Your instructions
Quote the records below in full, exactly as given, with the images taken out.

Records shown
══════════════════════════════

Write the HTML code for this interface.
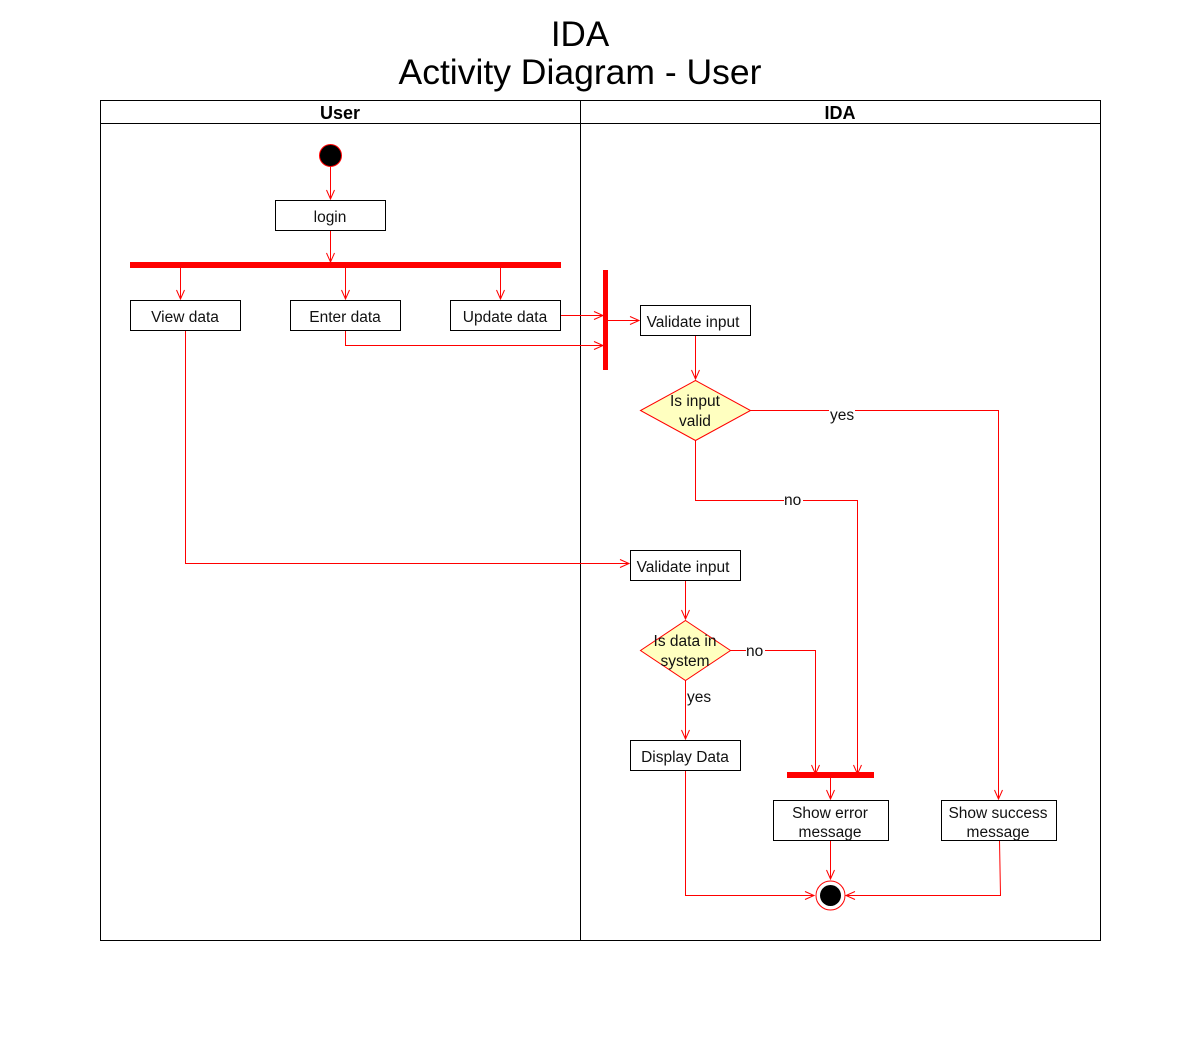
<!DOCTYPE html>
<html><head><meta charset="utf-8"><style>body{margin:0;background:#fff}svg{display:block}</style></head>
<body>
<svg width="1202" height="1042" viewBox="0 0 1202 1042" xmlns="http://www.w3.org/2000/svg" font-family="Liberation Sans, Arial, sans-serif">
<defs>
<marker id="a" markerWidth="12" markerHeight="12" refX="10" refY="5" orient="auto" markerUnits="userSpaceOnUse">
<path d="M1,1 L10,5 L1,9" fill="none" stroke="#f00" stroke-width="1"/>
</marker>
</defs>
<text x="580" y="46" font-size="35" text-anchor="middle">IDA</text>
<text x="580" y="84" font-size="35.5" text-anchor="middle">Activity Diagram - User</text>
<rect x="100.5" y="100.5" width="1000" height="840" fill="none" stroke="#000"/>
<line x1="100" y1="123.5" x2="1101" y2="123.5" stroke="#000"/>
<line x1="580.5" y1="100" x2="580.5" y2="941" stroke="#000"/>
<text x="340" y="119" font-size="18" font-weight="bold" text-anchor="middle">User</text>
<text x="840" y="119" font-size="18" font-weight="bold" text-anchor="middle">IDA</text>

<g fill="none" stroke="#f00" stroke-width="1">
<line x1="330.5" y1="166" x2="330.5" y2="199" marker-end="url(#a)"/>
<line x1="330.5" y1="230" x2="330.5" y2="262" marker-end="url(#a)"/>
<line x1="180.5" y1="268" x2="180.5" y2="299" marker-end="url(#a)"/>
<line x1="345.5" y1="268" x2="345.5" y2="299" marker-end="url(#a)"/>
<line x1="500.5" y1="268" x2="500.5" y2="299" marker-end="url(#a)"/>
<line x1="560" y1="315.5" x2="603" y2="315.5" marker-end="url(#a)"/>
<polyline points="345.5,330 345.5,345.5 603,345.5" marker-end="url(#a)"/>
<line x1="608" y1="320.5" x2="639" y2="320.5" marker-end="url(#a)"/>
<line x1="695.5" y1="335" x2="695.5" y2="379" marker-end="url(#a)"/>
<polyline points="750,410.5 998.5,410.5 998.5,799" marker-end="url(#a)"/>
<polyline points="695.5,440 695.5,500.5 857.5,500.5 857.5,774" marker-end="url(#a)"/>
<polyline points="185.5,330 185.5,563.5 629,563.5" marker-end="url(#a)"/>
<line x1="685.5" y1="580" x2="685.5" y2="619" marker-end="url(#a)"/>
<polyline points="730,650.5 815.5,650.5 815.5,774" marker-end="url(#a)"/>
<line x1="685.5" y1="680" x2="685.5" y2="739" marker-end="url(#a)"/>
<line x1="830.5" y1="777" x2="830.5" y2="799" marker-end="url(#a)"/>
<line x1="830.5" y1="840" x2="830.5" y2="879" marker-end="url(#a)"/>
<polyline points="685.5,770 685.5,895.5 814,895.5" marker-end="url(#a)"/>
<polyline points="999.5,840 1000.5,895.5 846,895.5" marker-end="url(#a)"/>
</g>

<circle cx="330.5" cy="155.5" r="11" fill="#000" stroke="#f00"/>
<rect x="130" y="262" width="431" height="6" fill="#f00"/>
<rect x="603" y="270" width="5" height="100" fill="#f00"/>
<rect x="787" y="772" width="87" height="6" fill="#f00"/>
<circle cx="830.5" cy="895.5" r="14.5" fill="#fff" stroke="#f00"/>
<circle cx="830.5" cy="895.5" r="10.5" fill="#000"/>

<g fill="#fff" stroke="#000">
<rect x="275.5" y="200.5" width="110" height="30"/>
<rect x="130.5" y="300.5" width="110" height="30"/>
<rect x="290.5" y="300.5" width="110" height="30"/>
<rect x="450.5" y="300.5" width="110" height="30"/>
<rect x="640.5" y="305.5" width="110" height="30"/>
<rect x="630.5" y="550.5" width="110" height="30"/>
<rect x="630.5" y="740.5" width="110" height="30"/>
<rect x="773.5" y="800.5" width="115" height="40"/>
<rect x="941.5" y="800.5" width="115" height="40"/>
</g>
<polygon points="695.5,380.5 750.5,410.5 695.5,440.5 640.5,410.5" fill="#ffffc0" stroke="#f00"/>
<polygon points="685.5,620.5 730.5,650.5 685.5,680.5 640.5,650.5" fill="#ffffc0" stroke="#f00"/>

<g font-size="15.5" text-anchor="middle" fill="#111">
<text x="330" y="222">login</text>
<text x="185" y="322">View data</text>
<text x="345" y="322">Enter data</text>
<text x="505" y="322">Update data</text>
<text x="693" y="327">Validate input</text>
<text x="683" y="572">Validate input</text>
<text x="685" y="762">Display Data</text>
<text x="830" y="818">Show error</text>
<text x="830" y="837">message</text>
<text x="998" y="818">Show success</text>
<text x="998" y="837">message</text>
<text x="695" y="406">Is input</text>
<text x="695" y="426">valid</text>
<text x="685" y="646">Is data in</text>
<text x="685" y="666">system</text>
</g>
<g font-size="15.5" fill="#111">
<rect x="829" y="404" width="26" height="14" fill="#fff"/>
<text x="830" y="420">yes</text>
<rect x="784" y="493" width="19" height="14" fill="#fff"/>
<text x="784" y="505">no</text>
<rect x="746" y="644" width="19" height="14" fill="#fff"/>
<text x="746" y="656">no</text>
<text x="687" y="702">yes</text>
</g>
</svg>
</body></html>
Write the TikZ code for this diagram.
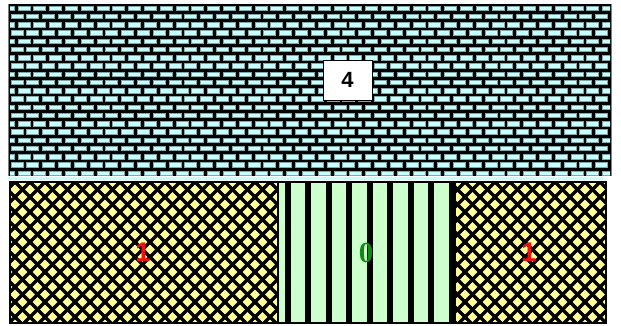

══════════════════════════════

Expected output
Write the HTML code for this interface.
<!DOCTYPE html>
<html><head><meta charset="utf-8"><style>body{margin:0;background:#fff}svg{display:block}</style></head>
<body>
<svg width="1202" height="1042" viewBox="0 0 1202 1042" xmlns="http://www.w3.org/2000/svg" font-family="Liberation Sans, Arial, sans-serif">
<defs>
<marker id="a" markerWidth="12" markerHeight="12" refX="10" refY="5" orient="auto" markerUnits="userSpaceOnUse">
<path d="M1,1 L10,5 L1,9" fill="none" stroke="#f00" stroke-width="1"/>
</marker>
</defs>
<text x="580" y="46" font-size="35" text-anchor="middle">IDA</text>
<text x="580" y="84" font-size="35.5" text-anchor="middle">Activity Diagram - User</text>
<rect x="100.5" y="100.5" width="1000" height="840" fill="none" stroke="#000"/>
<line x1="100" y1="123.5" x2="1101" y2="123.5" stroke="#000"/>
<line x1="580.5" y1="100" x2="580.5" y2="941" stroke="#000"/>
<text x="340" y="119" font-size="18" font-weight="bold" text-anchor="middle">User</text>
<text x="840" y="119" font-size="18" font-weight="bold" text-anchor="middle">IDA</text>

<g fill="none" stroke="#f00" stroke-width="1">
<line x1="330.5" y1="166" x2="330.5" y2="199" marker-end="url(#a)"/>
<line x1="330.5" y1="230" x2="330.5" y2="262" marker-end="url(#a)"/>
<line x1="180.5" y1="268" x2="180.5" y2="299" marker-end="url(#a)"/>
<line x1="345.5" y1="268" x2="345.5" y2="299" marker-end="url(#a)"/>
<line x1="500.5" y1="268" x2="500.5" y2="299" marker-end="url(#a)"/>
<line x1="560" y1="315.5" x2="603" y2="315.5" marker-end="url(#a)"/>
<polyline points="345.5,330 345.5,345.5 603,345.5" marker-end="url(#a)"/>
<line x1="608" y1="320.5" x2="639" y2="320.5" marker-end="url(#a)"/>
<line x1="695.5" y1="335" x2="695.5" y2="379" marker-end="url(#a)"/>
<polyline points="750,410.5 998.5,410.5 998.5,799" marker-end="url(#a)"/>
<polyline points="695.5,440 695.5,500.5 857.5,500.5 857.5,774" marker-end="url(#a)"/>
<polyline points="185.5,330 185.5,563.5 629,563.5" marker-end="url(#a)"/>
<line x1="685.5" y1="580" x2="685.5" y2="619" marker-end="url(#a)"/>
<polyline points="730,650.5 815.5,650.5 815.5,774" marker-end="url(#a)"/>
<line x1="685.5" y1="680" x2="685.5" y2="739" marker-end="url(#a)"/>
<line x1="830.5" y1="777" x2="830.5" y2="799" marker-end="url(#a)"/>
<line x1="830.5" y1="840" x2="830.5" y2="879" marker-end="url(#a)"/>
<polyline points="685.5,770 685.5,895.5 814,895.5" marker-end="url(#a)"/>
<polyline points="999.5,840 1000.5,895.5 846,895.5" marker-end="url(#a)"/>
</g>

<circle cx="330.5" cy="155.5" r="11" fill="#000" stroke="#f00"/>
<rect x="130" y="262" width="431" height="6" fill="#f00"/>
<rect x="603" y="270" width="5" height="100" fill="#f00"/>
<rect x="787" y="772" width="87" height="6" fill="#f00"/>
<circle cx="830.5" cy="895.5" r="14.5" fill="#fff" stroke="#f00"/>
<circle cx="830.5" cy="895.5" r="10.5" fill="#000"/>

<g fill="#fff" stroke="#000">
<rect x="275.5" y="200.5" width="110" height="30"/>
<rect x="130.5" y="300.5" width="110" height="30"/>
<rect x="290.5" y="300.5" width="110" height="30"/>
<rect x="450.5" y="300.5" width="110" height="30"/>
<rect x="640.5" y="305.5" width="110" height="30"/>
<rect x="630.5" y="550.5" width="110" height="30"/>
<rect x="630.5" y="740.5" width="110" height="30"/>
<rect x="773.5" y="800.5" width="115" height="40"/>
<rect x="941.5" y="800.5" width="115" height="40"/>
</g>
<polygon points="695.5,380.5 750.5,410.5 695.5,440.5 640.5,410.5" fill="#ffffc0" stroke="#f00"/>
<polygon points="685.5,620.5 730.5,650.5 685.5,680.5 640.5,650.5" fill="#ffffc0" stroke="#f00"/>

<g font-size="15.5" text-anchor="middle" fill="#111">
<text x="330" y="222">login</text>
<text x="185" y="322">View data</text>
<text x="345" y="322">Enter data</text>
<text x="505" y="322">Update data</text>
<text x="693" y="327">Validate input</text>
<text x="683" y="572">Validate input</text>
<text x="685" y="762">Display Data</text>
<text x="830" y="818">Show error</text>
<text x="830" y="837">message</text>
<text x="998" y="818">Show success</text>
<text x="998" y="837">message</text>
<text x="695" y="406">Is input</text>
<text x="695" y="426">valid</text>
<text x="685" y="646">Is data in</text>
<text x="685" y="666">system</text>
</g>
<g font-size="15.5" fill="#111">
<rect x="829" y="404" width="26" height="14" fill="#fff"/>
<text x="830" y="420">yes</text>
<rect x="784" y="493" width="19" height="14" fill="#fff"/>
<text x="784" y="505">no</text>
<rect x="746" y="644" width="19" height="14" fill="#fff"/>
<text x="746" y="656">no</text>
<text x="687" y="702">yes</text>
</g>
</svg>
</body></html>
Write the TikZ code for this diagram.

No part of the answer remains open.